## WHAT IS REQUIRED
Keep the images out and copy every entry below exactly.
==============================
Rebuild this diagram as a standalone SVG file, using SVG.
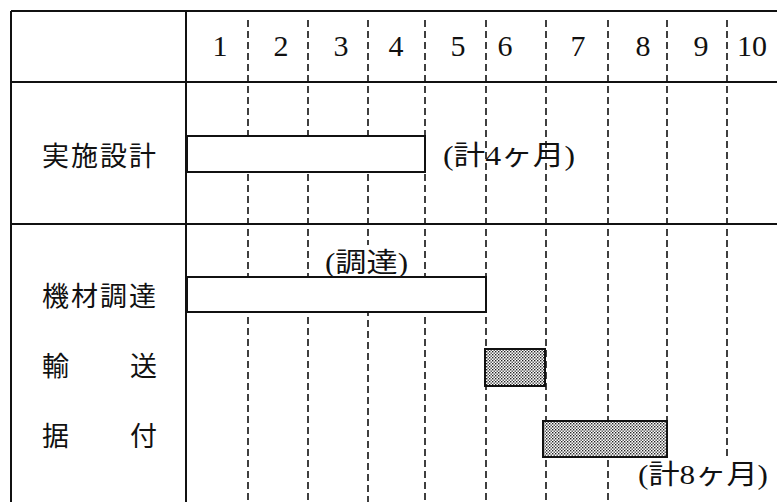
<svg xmlns="http://www.w3.org/2000/svg" width="777" height="502" viewBox="0 0 777 502">
<defs>
<pattern id="dots" width="3" height="3" patternUnits="userSpaceOnUse">
<rect width="3" height="3" fill="#ffffff"/>
<rect x="0" y="0" width="1.4" height="1.4" fill="#222"/>
<rect x="1.5" y="1.5" width="1.4" height="1.4" fill="#444"/>
</pattern>
</defs>
<style>
.frame{stroke:#111;stroke-width:2;fill:none}
.dash{stroke:#111;stroke-width:1.6;stroke-dasharray:7 4;fill:none}
.bar{fill:#fff;stroke:#111;stroke-width:2}
.hbar{fill:url(#dots);stroke:#111;stroke-width:2}
.num{font-family:"Liberation Serif","DejaVu Serif",serif;font-size:30px;fill:#111;text-anchor:middle}
.lbl{font-family:"Liberation Serif","Noto Sans CJK JP",serif;font-size:27px;fill:#111}
</style>
<rect width="777" height="502" fill="#fff"/>
<g id="grid">
<line class="frame" x1="11" y1="11" x2="777" y2="11"/>
<line class="frame" x1="11" y1="11" x2="11" y2="502"/>
<line class="frame" x1="186" y1="11" x2="186" y2="502"/>
<line class="frame" x1="11" y1="82" x2="777" y2="82"/>
<line class="frame" x1="11" y1="224" x2="777" y2="224"/>
</g>
<g id="connectors">
<line class="dash" x1="248" y1="20" x2="248" y2="502"/>
<line class="dash" x1="308" y1="20" x2="308" y2="502"/>
<line class="dash" x1="368" y1="20" x2="368" y2="245"/>
<line class="dash" x1="368" y1="276" x2="368" y2="502"/>
<line class="dash" x1="425" y1="20" x2="425" y2="502"/>
<line class="dash" x1="486" y1="20" x2="486" y2="502"/>
<line class="dash" x1="546" y1="20" x2="546" y2="502"/>
<line class="dash" x1="608" y1="20" x2="608" y2="502"/>
<line class="dash" x1="667" y1="20" x2="667" y2="430"/>
<line class="dash" x1="727" y1="20" x2="727" y2="458"/>
</g>
<g id="header">
<text class="num" x="220" y="56">1</text>
<text class="num" x="281" y="56">2</text>
<text class="num" x="341" y="56">3</text>
<text class="num" x="396" y="56">4</text>
<text class="num" x="458" y="56">5</text>
<text class="num" x="505" y="56">6</text>
<text class="num" x="578" y="56">7</text>
<text class="num" x="643" y="56">8</text>
<text class="num" x="701" y="56">9</text>
<text class="num" x="752" y="56">10</text>
</g>
<g id="design">
<text class="lbl" x="42" y="166" letter-spacing="2">実施設計</text>
<rect class="bar" x="187" y="136" width="238" height="36"/>
<text class="lbl" x="443" y="165" textLength="132" lengthAdjust="spacingAndGlyphs">(計4ヶ月)</text>
</g>
<g id="procurement">
<text class="lbl" x="42" y="306" letter-spacing="2">機材調達</text>
<text class="lbl" x="325" y="272" textLength="83" lengthAdjust="spacingAndGlyphs">(調達)</text>
<rect class="bar" x="187" y="277" width="299" height="35"/>
</g>
<g id="transport">
<text class="lbl" x="42" y="376">輸</text>
<text class="lbl" x="130" y="376">送</text>
<rect class="hbar" x="485" y="349" width="60" height="37"/>
</g>
<g id="install">
<text class="lbl" x="42" y="446">据</text>
<text class="lbl" x="130" y="446">付</text>
<rect class="hbar" x="543" y="421" width="124" height="36"/>
<text class="lbl" x="638" y="484" textLength="130" lengthAdjust="spacingAndGlyphs">(計8ヶ月)</text>
</g>
</svg>
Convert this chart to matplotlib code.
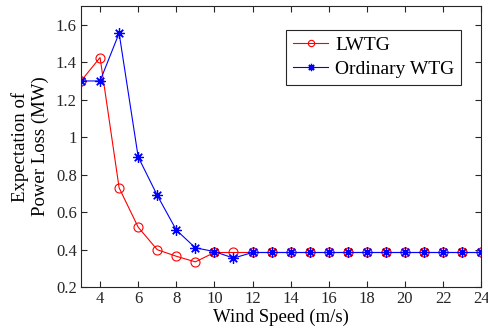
import matplotlib.pyplot as plt

plt.rcParams['font.family'] = ['Liberation Serif', 'DejaVu Serif']

# Wind speed (m/s) and expected power loss (MW)
wind_speed = list(range(3, 25))
lwtg = [1.30, 1.425, 0.73, 0.52, 0.40, 0.365, 0.335, 0.385, 0.385,
        0.385, 0.385, 0.385, 0.385, 0.385, 0.385, 0.385, 0.385, 0.385,
        0.385, 0.385, 0.385, 0.385]
ordinary = [1.30, 1.30, 1.555, 0.895, 0.69, 0.505, 0.41, 0.39, 0.355,
            0.385, 0.385, 0.385, 0.385, 0.385, 0.385, 0.385, 0.385, 0.385,
            0.385, 0.385, 0.385, 0.385]
x_ticks = [4, 6, 8, 10, 12, 14, 16, 18, 20, 22, 24]
y_ticks = [0.2, 0.4, 0.6, 0.8, 1.0, 1.2, 1.4, 1.6]
y_tick_labels = ['0.2', '0.4', '0.6', '0.8', '1', '1.2', '1.4', '1.6']

fig = plt.figure(figsize=(4.88, 3.32), dpi=100)
ax = fig.add_axes([0.166, 0.135, 0.82, 0.847])

ax.plot(wind_speed, lwtg, color='red', marker='o', markersize=6.5,
        markerfacecolor='none', markeredgewidth=0.8, linewidth=0.8,
        label='LWTG')
# MATLAB-style '*' marker: eight spokes
ax.plot(wind_speed, ordinary, color='blue', marker=(8, 2, 0), markersize=7.5,
        markeredgewidth=0.9, linewidth=0.8, label='Ordinary WTG')

ax.set_xlim(3, 24)
ax.set_ylim(0.2, 1.7)
ax.set_xticks(x_ticks)
ax.set_yticks(y_ticks)
ax.set_yticklabels(y_tick_labels)
ax.tick_params(direction='in', top=True, right=True, labelsize=12,
               colors='#262626', length=4, pad=3)
for s in ax.spines.values():
    s.set_color('#262626')
    s.set_linewidth(0.8)

ax.set_xlabel('Wind Speed (m/s)', fontsize=13.5, labelpad=1)
ax.set_ylabel('Expectation of\nPower Loss (MW)', fontsize=13.5, labelpad=5)

leg = ax.legend(loc='upper right', bbox_to_anchor=(0.95, 0.915), fontsize=14,
                fancybox=False, edgecolor='#262626', framealpha=1,
                handlelength=1.8, borderpad=0.35, labelspacing=0.3,
                handletextpad=0.35, borderaxespad=0, markerscale=0.7)
leg.get_frame().set_linewidth(0.8)

plt.savefig('out.png')
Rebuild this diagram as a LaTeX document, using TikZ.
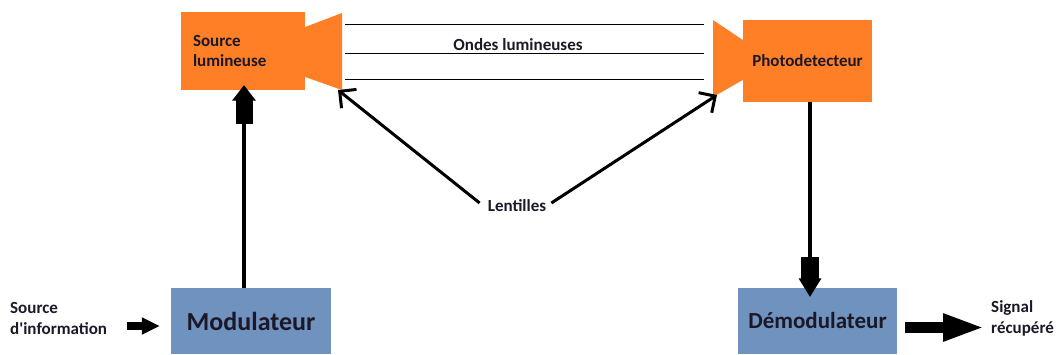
==============================
## TASK RESULT
Rebuild this diagram as a standalone SVG file, using SVG.
<svg xmlns="http://www.w3.org/2000/svg" width="777" height="502" viewBox="0 0 777 502">
<defs>
<pattern id="dots" width="3" height="3" patternUnits="userSpaceOnUse">
<rect width="3" height="3" fill="#ffffff"/>
<rect x="0" y="0" width="1.4" height="1.4" fill="#222"/>
<rect x="1.5" y="1.5" width="1.4" height="1.4" fill="#444"/>
</pattern>
</defs>
<style>
.frame{stroke:#111;stroke-width:2;fill:none}
.dash{stroke:#111;stroke-width:1.6;stroke-dasharray:7 4;fill:none}
.bar{fill:#fff;stroke:#111;stroke-width:2}
.hbar{fill:url(#dots);stroke:#111;stroke-width:2}
.num{font-family:"Liberation Serif","DejaVu Serif",serif;font-size:30px;fill:#111;text-anchor:middle}
.lbl{font-family:"Liberation Serif","Noto Sans CJK JP",serif;font-size:27px;fill:#111}
</style>
<rect width="777" height="502" fill="#fff"/>
<g id="grid">
<line class="frame" x1="11" y1="11" x2="777" y2="11"/>
<line class="frame" x1="11" y1="11" x2="11" y2="502"/>
<line class="frame" x1="186" y1="11" x2="186" y2="502"/>
<line class="frame" x1="11" y1="82" x2="777" y2="82"/>
<line class="frame" x1="11" y1="224" x2="777" y2="224"/>
</g>
<g id="connectors">
<line class="dash" x1="248" y1="20" x2="248" y2="502"/>
<line class="dash" x1="308" y1="20" x2="308" y2="502"/>
<line class="dash" x1="368" y1="20" x2="368" y2="245"/>
<line class="dash" x1="368" y1="276" x2="368" y2="502"/>
<line class="dash" x1="425" y1="20" x2="425" y2="502"/>
<line class="dash" x1="486" y1="20" x2="486" y2="502"/>
<line class="dash" x1="546" y1="20" x2="546" y2="502"/>
<line class="dash" x1="608" y1="20" x2="608" y2="502"/>
<line class="dash" x1="667" y1="20" x2="667" y2="430"/>
<line class="dash" x1="727" y1="20" x2="727" y2="458"/>
</g>
<g id="header">
<text class="num" x="220" y="56">1</text>
<text class="num" x="281" y="56">2</text>
<text class="num" x="341" y="56">3</text>
<text class="num" x="396" y="56">4</text>
<text class="num" x="458" y="56">5</text>
<text class="num" x="505" y="56">6</text>
<text class="num" x="578" y="56">7</text>
<text class="num" x="643" y="56">8</text>
<text class="num" x="701" y="56">9</text>
<text class="num" x="752" y="56">10</text>
</g>
<g id="design">
<text class="lbl" x="42" y="166" letter-spacing="2">実施設計</text>
<rect class="bar" x="187" y="136" width="238" height="36"/>
<text class="lbl" x="443" y="165" textLength="132" lengthAdjust="spacingAndGlyphs">(計4ヶ月)</text>
</g>
<g id="procurement">
<text class="lbl" x="42" y="306" letter-spacing="2">機材調達</text>
<text class="lbl" x="325" y="272" textLength="83" lengthAdjust="spacingAndGlyphs">(調達)</text>
<rect class="bar" x="187" y="277" width="299" height="35"/>
</g>
<g id="transport">
<text class="lbl" x="42" y="376">輸</text>
<text class="lbl" x="130" y="376">送</text>
<rect class="hbar" x="485" y="349" width="60" height="37"/>
</g>
<g id="install">
<text class="lbl" x="42" y="446">据</text>
<text class="lbl" x="130" y="446">付</text>
<rect class="hbar" x="543" y="421" width="124" height="36"/>
<text class="lbl" x="638" y="484" textLength="130" lengthAdjust="spacingAndGlyphs">(計8ヶ月)</text>
</g>
</svg>
Convert this chart to matplotlib code.
import matplotlib.pyplot as plt

plt.rcParams['font.family'] = ['Liberation Serif', 'DejaVu Serif']

# Wind speed (m/s) and expected power loss (MW)
wind_speed = list(range(3, 25))
lwtg = [1.30, 1.425, 0.73, 0.52, 0.40, 0.365, 0.335, 0.385, 0.385,
        0.385, 0.385, 0.385, 0.385, 0.385, 0.385, 0.385, 0.385, 0.385,
        0.385, 0.385, 0.385, 0.385]
ordinary = [1.30, 1.30, 1.555, 0.895, 0.69, 0.505, 0.41, 0.39, 0.355,
            0.385, 0.385, 0.385, 0.385, 0.385, 0.385, 0.385, 0.385, 0.385,
            0.385, 0.385, 0.385, 0.385]
x_ticks = [4, 6, 8, 10, 12, 14, 16, 18, 20, 22, 24]
y_ticks = [0.2, 0.4, 0.6, 0.8, 1.0, 1.2, 1.4, 1.6]
y_tick_labels = ['0.2', '0.4', '0.6', '0.8', '1', '1.2', '1.4', '1.6']

fig = plt.figure(figsize=(4.88, 3.32), dpi=100)
ax = fig.add_axes([0.166, 0.135, 0.82, 0.847])

ax.plot(wind_speed, lwtg, color='red', marker='o', markersize=6.5,
        markerfacecolor='none', markeredgewidth=0.8, linewidth=0.8,
        label='LWTG')
# MATLAB-style '*' marker: eight spokes
ax.plot(wind_speed, ordinary, color='blue', marker=(8, 2, 0), markersize=7.5,
        markeredgewidth=0.9, linewidth=0.8, label='Ordinary WTG')

ax.set_xlim(3, 24)
ax.set_ylim(0.2, 1.7)
ax.set_xticks(x_ticks)
ax.set_yticks(y_ticks)
ax.set_yticklabels(y_tick_labels)
ax.tick_params(direction='in', top=True, right=True, labelsize=12,
               colors='#262626', length=4, pad=3)
for s in ax.spines.values():
    s.set_color('#262626')
    s.set_linewidth(0.8)

ax.set_xlabel('Wind Speed (m/s)', fontsize=13.5, labelpad=1)
ax.set_ylabel('Expectation of\nPower Loss (MW)', fontsize=13.5, labelpad=5)

leg = ax.legend(loc='upper right', bbox_to_anchor=(0.95, 0.915), fontsize=14,
                fancybox=False, edgecolor='#262626', framealpha=1,
                handlelength=1.8, borderpad=0.35, labelspacing=0.3,
                handletextpad=0.35, borderaxespad=0, markerscale=0.7)
leg.get_frame().set_linewidth(0.8)

plt.savefig('out.png')
Rebuild this diagram as a LaTeX document, using TikZ.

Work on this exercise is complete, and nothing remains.